The films of Akira Kurosawa are so beautiful, I find myself mesmerized while watching them. He has become one of the most interesting directors I’ve ever seen. Most of his films I’ve seen are samurai films, with their own unique beauty rooted in the past, but High and Low is no less captivating for being set in the contemporary time of 1963.
It’s partly a crime drama, partly psychological, partly a look at economic disparity and despair. Toshiro Mifune is Kingo Gondo, an executive of National Shoes. He is engaged in a high stakes battle to control the shoe company outright and he has mortgaged everything he owns to do it. But when the son of his chauffeur is mistaken for own his son and abducted, Gondo has to decide whether or not to pay for the boy’s safe return. To do so would be to lose everything: his position, his large home, his entire life’s work.
This struggle actually only comprises the first third of the film. It could be divided up into three parts. The first part occurs almost exclusively in Gondo’s living room, which overlooks the city below, including many poor hovels. The second part is mostly police procedural, as the police – led by Chief Detective Tokura (Tatsuya Nakadai) – try to track down the kidnapper. The last third is mostly devoted to the kidnapper himself (Tsutomu Yamazaki). By that time, the film has switched from Gondo’s apartment to the wide, seamy underbelly of the city where cocaine addicts, drug dealers, and the less fortunate live.
The film is almost like Psycho in that way – if Janet Leigh’s character got to meet Norman Bates at the end of the film.

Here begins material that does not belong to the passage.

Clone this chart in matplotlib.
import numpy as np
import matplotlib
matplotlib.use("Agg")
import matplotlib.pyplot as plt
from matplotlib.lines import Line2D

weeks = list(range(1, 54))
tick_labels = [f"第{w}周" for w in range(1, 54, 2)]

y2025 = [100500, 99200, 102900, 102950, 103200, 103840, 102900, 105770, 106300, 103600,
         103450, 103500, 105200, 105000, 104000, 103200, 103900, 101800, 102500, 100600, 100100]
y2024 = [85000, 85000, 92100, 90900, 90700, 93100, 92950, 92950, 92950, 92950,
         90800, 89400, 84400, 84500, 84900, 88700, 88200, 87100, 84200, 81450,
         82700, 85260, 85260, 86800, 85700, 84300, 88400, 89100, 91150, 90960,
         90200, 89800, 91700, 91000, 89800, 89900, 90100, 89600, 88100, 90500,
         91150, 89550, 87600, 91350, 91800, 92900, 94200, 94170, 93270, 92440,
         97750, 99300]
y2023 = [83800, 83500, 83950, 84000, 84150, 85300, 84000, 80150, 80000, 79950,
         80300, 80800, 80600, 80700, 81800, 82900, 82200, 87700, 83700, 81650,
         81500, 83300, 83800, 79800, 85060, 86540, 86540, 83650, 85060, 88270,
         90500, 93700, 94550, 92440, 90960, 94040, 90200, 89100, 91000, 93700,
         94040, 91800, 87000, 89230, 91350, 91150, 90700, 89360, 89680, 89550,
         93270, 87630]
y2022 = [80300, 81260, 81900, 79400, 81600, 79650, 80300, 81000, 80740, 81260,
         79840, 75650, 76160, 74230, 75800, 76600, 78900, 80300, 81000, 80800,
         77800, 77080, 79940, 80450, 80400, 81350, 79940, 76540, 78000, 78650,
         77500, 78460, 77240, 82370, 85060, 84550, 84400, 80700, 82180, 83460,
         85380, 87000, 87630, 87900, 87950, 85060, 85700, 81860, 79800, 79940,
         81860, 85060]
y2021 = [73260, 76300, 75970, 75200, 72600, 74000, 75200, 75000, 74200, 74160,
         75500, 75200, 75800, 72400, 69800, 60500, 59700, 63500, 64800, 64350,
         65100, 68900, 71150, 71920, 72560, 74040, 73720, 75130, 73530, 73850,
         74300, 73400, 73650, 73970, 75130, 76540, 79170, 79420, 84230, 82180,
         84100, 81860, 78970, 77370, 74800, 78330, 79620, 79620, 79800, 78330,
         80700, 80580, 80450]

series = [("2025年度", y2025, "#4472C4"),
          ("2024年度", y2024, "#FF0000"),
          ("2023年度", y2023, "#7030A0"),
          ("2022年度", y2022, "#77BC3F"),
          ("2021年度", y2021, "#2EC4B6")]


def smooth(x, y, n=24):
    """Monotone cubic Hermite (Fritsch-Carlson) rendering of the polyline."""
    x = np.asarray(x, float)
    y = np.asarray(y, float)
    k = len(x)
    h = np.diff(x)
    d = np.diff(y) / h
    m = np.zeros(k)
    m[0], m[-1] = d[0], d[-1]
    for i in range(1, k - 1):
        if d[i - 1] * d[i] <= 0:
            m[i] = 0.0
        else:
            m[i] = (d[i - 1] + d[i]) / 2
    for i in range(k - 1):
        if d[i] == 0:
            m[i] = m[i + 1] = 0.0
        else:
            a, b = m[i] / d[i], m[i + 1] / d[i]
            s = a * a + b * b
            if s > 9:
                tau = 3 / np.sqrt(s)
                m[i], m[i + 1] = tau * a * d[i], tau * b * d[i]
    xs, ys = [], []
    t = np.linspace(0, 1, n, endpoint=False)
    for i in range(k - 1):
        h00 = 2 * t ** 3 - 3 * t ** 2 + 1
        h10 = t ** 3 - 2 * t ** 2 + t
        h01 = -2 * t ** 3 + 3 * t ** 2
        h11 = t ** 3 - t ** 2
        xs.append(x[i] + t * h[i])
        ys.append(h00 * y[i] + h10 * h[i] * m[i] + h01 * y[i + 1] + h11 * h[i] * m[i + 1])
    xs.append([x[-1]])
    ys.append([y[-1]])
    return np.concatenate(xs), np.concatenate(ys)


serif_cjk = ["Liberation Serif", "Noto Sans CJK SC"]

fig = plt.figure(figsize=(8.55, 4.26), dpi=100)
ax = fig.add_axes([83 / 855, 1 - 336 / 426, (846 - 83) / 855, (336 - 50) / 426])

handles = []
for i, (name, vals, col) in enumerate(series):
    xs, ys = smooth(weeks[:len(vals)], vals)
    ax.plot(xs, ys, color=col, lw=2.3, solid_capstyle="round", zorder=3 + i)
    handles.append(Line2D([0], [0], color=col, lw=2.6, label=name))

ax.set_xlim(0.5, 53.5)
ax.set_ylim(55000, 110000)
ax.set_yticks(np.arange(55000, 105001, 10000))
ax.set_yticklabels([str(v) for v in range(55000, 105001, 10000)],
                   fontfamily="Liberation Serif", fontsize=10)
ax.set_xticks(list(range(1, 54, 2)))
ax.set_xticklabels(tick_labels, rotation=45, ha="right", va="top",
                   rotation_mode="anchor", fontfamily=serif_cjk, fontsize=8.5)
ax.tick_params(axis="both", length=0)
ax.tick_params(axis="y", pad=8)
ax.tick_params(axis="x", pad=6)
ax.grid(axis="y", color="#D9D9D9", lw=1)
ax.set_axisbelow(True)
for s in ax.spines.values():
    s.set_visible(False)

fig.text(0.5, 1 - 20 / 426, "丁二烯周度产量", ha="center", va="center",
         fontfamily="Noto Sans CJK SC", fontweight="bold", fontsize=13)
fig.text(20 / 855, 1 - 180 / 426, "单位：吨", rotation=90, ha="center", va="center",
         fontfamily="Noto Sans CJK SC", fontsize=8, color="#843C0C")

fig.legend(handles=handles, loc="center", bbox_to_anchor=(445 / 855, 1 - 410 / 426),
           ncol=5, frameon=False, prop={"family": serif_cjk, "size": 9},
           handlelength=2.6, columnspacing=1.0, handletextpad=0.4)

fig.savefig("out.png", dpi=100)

(Spoilers ahead) In Psycho there is that riveting scene where Marian Crane talks with Norman Bates and they discover an uneasy kind of sympathy which so upsets Norman that he kills her later. Things happen a little differently in High and Low. Gondo and the kidnapper meet, but only at the end when the kidnapper has been sentenced to death. The sympathy seems to be all on Gondo’s side. Does he see a little of himself in him?
The kidnapper tells of his terrible suffering and how much he grew to hate Gondo, living up in that large house on the hill looking down on him. The film ends with him screaming and going mad in chilling fashion while Gondo sits quietly. It’s rather appalling and reads like a powerful indictment. The suggestion is of the crushing, maddening force of soulless economic conditions. The irony is that in hating Gondo, the kidnapper hates a self-made man who has an essential humanity in him. The other executives of National Shoes, on the other hand, seem to be missing that essential humanity, not caring much whether the chauffeur’s son lives or dies. In the kidnapper’s quest to hurt Gondo, many innocent people are hurt: the chauffeur, several cocaine- addicts, people the kidnapper clearly regards as of no value.

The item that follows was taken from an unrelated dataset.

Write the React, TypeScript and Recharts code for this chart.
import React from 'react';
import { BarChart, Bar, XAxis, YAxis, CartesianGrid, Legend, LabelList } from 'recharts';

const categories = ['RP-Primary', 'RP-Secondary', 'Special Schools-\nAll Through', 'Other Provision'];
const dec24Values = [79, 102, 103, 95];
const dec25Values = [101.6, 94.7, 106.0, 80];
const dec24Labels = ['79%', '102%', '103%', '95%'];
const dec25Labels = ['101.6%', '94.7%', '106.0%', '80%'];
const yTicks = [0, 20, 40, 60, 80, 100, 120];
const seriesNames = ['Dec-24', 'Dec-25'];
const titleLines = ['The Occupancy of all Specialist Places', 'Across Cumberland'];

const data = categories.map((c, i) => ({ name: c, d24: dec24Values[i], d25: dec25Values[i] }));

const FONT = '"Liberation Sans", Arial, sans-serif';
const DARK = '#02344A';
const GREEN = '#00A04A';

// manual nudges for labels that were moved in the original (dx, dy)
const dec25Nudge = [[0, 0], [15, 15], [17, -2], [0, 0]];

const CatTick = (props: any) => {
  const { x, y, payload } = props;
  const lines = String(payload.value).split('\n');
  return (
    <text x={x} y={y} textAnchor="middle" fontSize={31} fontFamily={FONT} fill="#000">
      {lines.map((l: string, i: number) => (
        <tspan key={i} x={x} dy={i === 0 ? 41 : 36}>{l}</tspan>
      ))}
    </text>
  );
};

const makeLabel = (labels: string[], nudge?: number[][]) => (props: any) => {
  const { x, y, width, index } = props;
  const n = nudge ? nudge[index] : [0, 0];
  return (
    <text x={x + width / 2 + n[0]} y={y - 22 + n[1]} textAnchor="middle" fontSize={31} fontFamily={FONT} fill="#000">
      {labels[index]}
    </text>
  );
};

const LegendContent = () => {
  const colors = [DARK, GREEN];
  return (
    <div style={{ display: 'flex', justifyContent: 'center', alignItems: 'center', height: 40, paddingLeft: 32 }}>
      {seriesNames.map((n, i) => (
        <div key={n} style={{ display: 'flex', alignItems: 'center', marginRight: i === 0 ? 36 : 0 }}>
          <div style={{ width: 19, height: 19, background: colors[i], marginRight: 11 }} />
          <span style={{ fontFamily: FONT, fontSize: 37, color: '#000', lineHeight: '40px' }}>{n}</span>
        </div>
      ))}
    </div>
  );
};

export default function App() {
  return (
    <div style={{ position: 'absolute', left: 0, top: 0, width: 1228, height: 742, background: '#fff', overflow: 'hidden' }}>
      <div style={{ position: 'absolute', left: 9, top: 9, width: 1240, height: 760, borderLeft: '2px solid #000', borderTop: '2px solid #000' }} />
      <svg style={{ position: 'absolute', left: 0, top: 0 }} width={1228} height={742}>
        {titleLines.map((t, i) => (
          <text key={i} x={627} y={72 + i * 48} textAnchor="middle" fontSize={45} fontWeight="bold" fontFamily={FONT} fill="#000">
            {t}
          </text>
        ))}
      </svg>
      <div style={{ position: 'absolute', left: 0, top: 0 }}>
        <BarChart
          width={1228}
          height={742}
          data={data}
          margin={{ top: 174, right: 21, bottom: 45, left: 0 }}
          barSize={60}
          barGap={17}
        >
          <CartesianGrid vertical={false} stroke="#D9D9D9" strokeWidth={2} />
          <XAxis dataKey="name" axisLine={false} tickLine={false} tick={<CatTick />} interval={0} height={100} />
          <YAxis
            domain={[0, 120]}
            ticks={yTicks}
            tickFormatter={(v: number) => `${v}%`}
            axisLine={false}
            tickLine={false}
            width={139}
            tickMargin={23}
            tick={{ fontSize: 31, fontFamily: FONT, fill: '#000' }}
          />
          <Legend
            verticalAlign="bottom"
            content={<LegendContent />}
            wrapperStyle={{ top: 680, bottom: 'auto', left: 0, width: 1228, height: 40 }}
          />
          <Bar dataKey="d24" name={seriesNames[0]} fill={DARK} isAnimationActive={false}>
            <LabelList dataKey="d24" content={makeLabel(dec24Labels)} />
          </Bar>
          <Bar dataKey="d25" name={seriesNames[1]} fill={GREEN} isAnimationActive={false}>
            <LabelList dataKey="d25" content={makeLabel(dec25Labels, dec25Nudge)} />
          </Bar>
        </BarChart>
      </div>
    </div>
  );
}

Also ironically, he might have actually done Gondo a service, albeit a painful one. Gondo is on his way to becoming like the other executives – his wife complains of it – but ultimately cannot sacrifice a child for his ambitions, however much he tries to talk himself into it. When he meets the kidnapper, Gondo seems a sadder, wiser, and more compassionate man. Toshiro Mifune is an actor with charisma to spare, which makes his quiet sadness all the more striking at the end.
After watching High and Low, it seems that Akira Kurosawa totally could have directed horror movies (or did he?). Especially in the last third with the kidnapper and his sunglasses, making him look like an eyeless monster as he moves through the flowers and preys on a cocaine addict. Even the junkies seem curiously zombie-like.
But Kurosawa’s unique touch is not just limiting to the last third. Even though the first third takes place almost exclusively in Gondo’s living room, the dynamic way he uses the camera, moving one way to pick up a character who is about the speak, moving in and out, is always gripping. No matter where you pause, you can tell exactly what emotions characters are feeling by their posture. There is also the way the police are obliged to awkwardly pretend not to be listening while Gondo is alternately begged by his wife to save the child, betrayed by a close business associate, threatened by bankers, and also while the chauffeur is so desperate to save his son that he bows down and begs on his face for Gondo to save him. It’s a gut-wrenching moment. And an emotionally powerful movie.